C-Mc Energy

Leading the Way to a Sustainable Future

Introduction to Wind Turbines

A wind turbine uses angled aerodynamic propeller type blades which are forced to spin by even the lightest breeze. The blades are connected to a rotor which is attached to a shaft. The rotation of the blades causes the shaft to turn. The shaft connects to a generator which converts the energy into electricity.

The turbine is made up of three main components:

  • The rotor component, includes the blades and their assembly mechanism.
  • The structural support component, is the tower.
  • The generator, includes the electrical generator, the control electronics and the gearbox for converting the rotational energy to electricity.

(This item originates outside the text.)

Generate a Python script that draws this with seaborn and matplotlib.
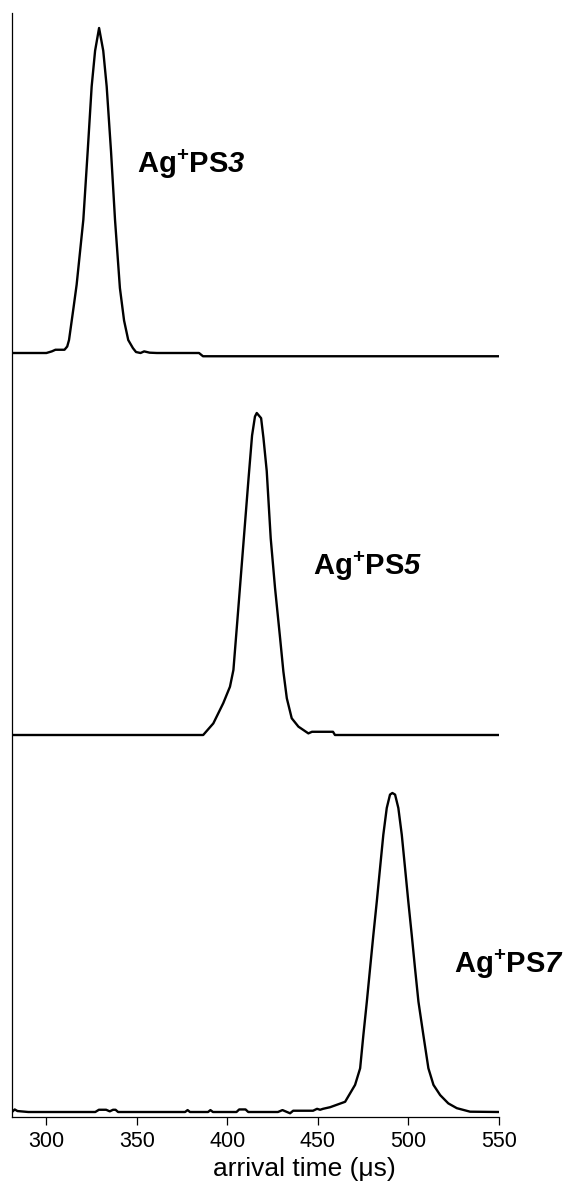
import numpy as np
import pandas as pd
import matplotlib
matplotlib.use("Agg")
import matplotlib.pyplot as plt
import seaborn as sns

# ===============================
# Data, intensity in % of peak
# ===============================
t_ps3 = [281, 300, 303, 305, 310, 311.5, 312.5, 313.5, 315, 316.7, 320.4, 322.8,
         325.0, 326.9, 329.1, 331.4, 333.3, 335.7, 337.9, 340.6, 342.9, 345.2,
         347.8, 349.5, 352, 354, 357, 361, 384.3, 386.5, 550]
i_ps3 = [0, 0, 0.5, 1, 1, 2, 4, 8, 14, 21, 41, 62,
         82, 93, 100, 93, 82, 62, 41, 20, 10, 4,
         1.5, 0.3, 0, 0.5, 0.1, 0, 0, -1, -1]

t_ps5 = [281, 386.6, 392.2, 397.7, 401.4, 403.3, 405.4, 407.5, 409.6, 411.7,
         413.6, 415.2, 416.2, 418.6, 419.9, 421.7, 423.9, 426.3, 429.1, 430.9,
         432.8, 435.5, 439.2, 444.7, 446.7, 458.3, 459.4, 550]
i_ps5 = [0, 0, 3.6, 9.9, 15, 20.2, 35, 50, 65, 80,
         93, 98.9, 100, 98.4, 92.2, 82, 61.1, 45.6, 30, 19.7,
         11.4, 5.2, 2.6, 0.5, 1, 1, 0, 0]

t_ps7 = [281, 282.5, 284, 290, 327, 329, 333, 335, 336.8, 338.2, 339.6,
         376.6, 378, 379.3, 389.3, 390.6, 392, 405, 406.5, 410, 411.5,
         427.9, 430.4, 432.9, 434.6, 436.3, 447.3, 449.5, 451.2, 452.8, 456.7,
         465.0, 470.5, 473.3, 475.1, 477.0, 478.8, 480.6, 482.5, 484.3, 486.1,
         488.0, 489.8, 491.1, 492.6, 494.4, 496.3, 498.1, 499.9, 501.8, 503.6,
         505.5, 508.2, 511.0, 513.8, 517.5, 522.0, 526.7, 534.0, 550]
i_ps7 = [0, 0.8, 0.3, 0, 0, 0.7, 0.7, 0.2, 0.7, 0.7, 0,
         0, 0.6, 0, 0, 0.6, 0, 0, 0.8, 0.8, 0,
         0, 0.6, 0, -0.4, 0.4, 0.4, 1, 0.7, 1, 1.5,
         3.2, 8.5, 13.7, 24.2, 34.6, 45.1, 55.5, 66, 76.5, 86.9,
         95.3, 99.5, 100, 99.5, 95.3, 86.9, 76.5, 66, 55.5, 45.1,
         34.6, 24.2, 13.7, 8.5, 5.3, 2.7, 1.2, 0.1, 0]

labels = [r"$\mathrm{Ag^{+}PS}\mathsf{3}$",
          r"$\mathrm{Ag^{+}PS}\mathsf{5}$",
          r"$\mathrm{Ag^{+}PS}\mathsf{7}$"]
label_x = [350, 447.5, 525]
xticks = [300, 350, 400, 450, 500, 550]

# vertical stacking of the traces
offsets = [764, 382, 5]
heights = [325, 322, 319]
label_y = [944, 542, 144]

# ===============================
# Style
# ===============================
sns.set_style("ticks")
plt.rcParams['font.family'] = ['Liberation Sans', 'DejaVu Sans']
plt.rcParams['mathtext.fontset'] = 'custom'
plt.rcParams['mathtext.rm'] = 'Liberation Sans:bold'
plt.rcParams['mathtext.it'] = 'Liberation Sans:bold:italic'
plt.rcParams['mathtext.bf'] = 'Liberation Sans:bold'
plt.rcParams['mathtext.sf'] = 'Liberation Sans:bold:italic'

fig = plt.figure(figsize=(5.69, 11.85), dpi=100)
ax = fig.add_axes([12/569, 68/1185, 487/569, 1104/1185])

traces = [(t_ps3, i_ps3), (t_ps5, i_ps5), (t_ps7, i_ps7)]
for (t, inten), off, h in zip(traces, offsets, heights):
    df = pd.DataFrame({'t': t, 'y': off + np.array(inten) * h / 100.0})
    sns.lineplot(data=df, x='t', y='y', ax=ax, color='black', lw=1.7,
                 sort=False, estimator=None)

for txt, x, y in zip(labels, label_x, label_y):
    ax.text(x, y, txt, fontsize=21, ha='left', va='baseline', color='black')

ax.set_xlim(281, 550)
ax.set_ylim(0, 1104)
ax.set_xticks(xticks)
ax.set_yticks([])
ax.set_ylabel("")
ax.set_xlabel("arrival time (\u03bcs)", fontsize=19, color='black')
ax.xaxis.set_label_coords(0.6, -0.036)
ax.tick_params(axis='x', direction='out', length=6, width=0.9, labelsize=15.5, pad=4,
               color='black', labelcolor='black')
for s in ['top', 'right']:
    ax.spines[s].set_visible(False)
for s in ['left', 'bottom']:
    ax.spines[s].set_linewidth(0.9)
    ax.spines[s].set_color('black')

fig.savefig("out.png", dpi=100)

The energy produced by a wind turbine is dependant on the speed and direction of the wind. The wind speed depends on its location in Ireland, its location on the proposed site, the height of the turbine and the presence of nearby obstructions such as trees, buildings etc. Wind speed increases with height so it is best to locate the turbine high on a mast or tower. Generally speaking the ideal siting is a hill top with flat, clear exposure, without any obstructions.

Individual turbines vary in size and power output from a few hundred watts to two or three megawatts (as a guide, a typical domestic system would be 2.5 - 6 kilowatts, depending on the location and size of the home). C-Mc Energy supplies turbines of various sizes and applications from 3Kw - 30Kw.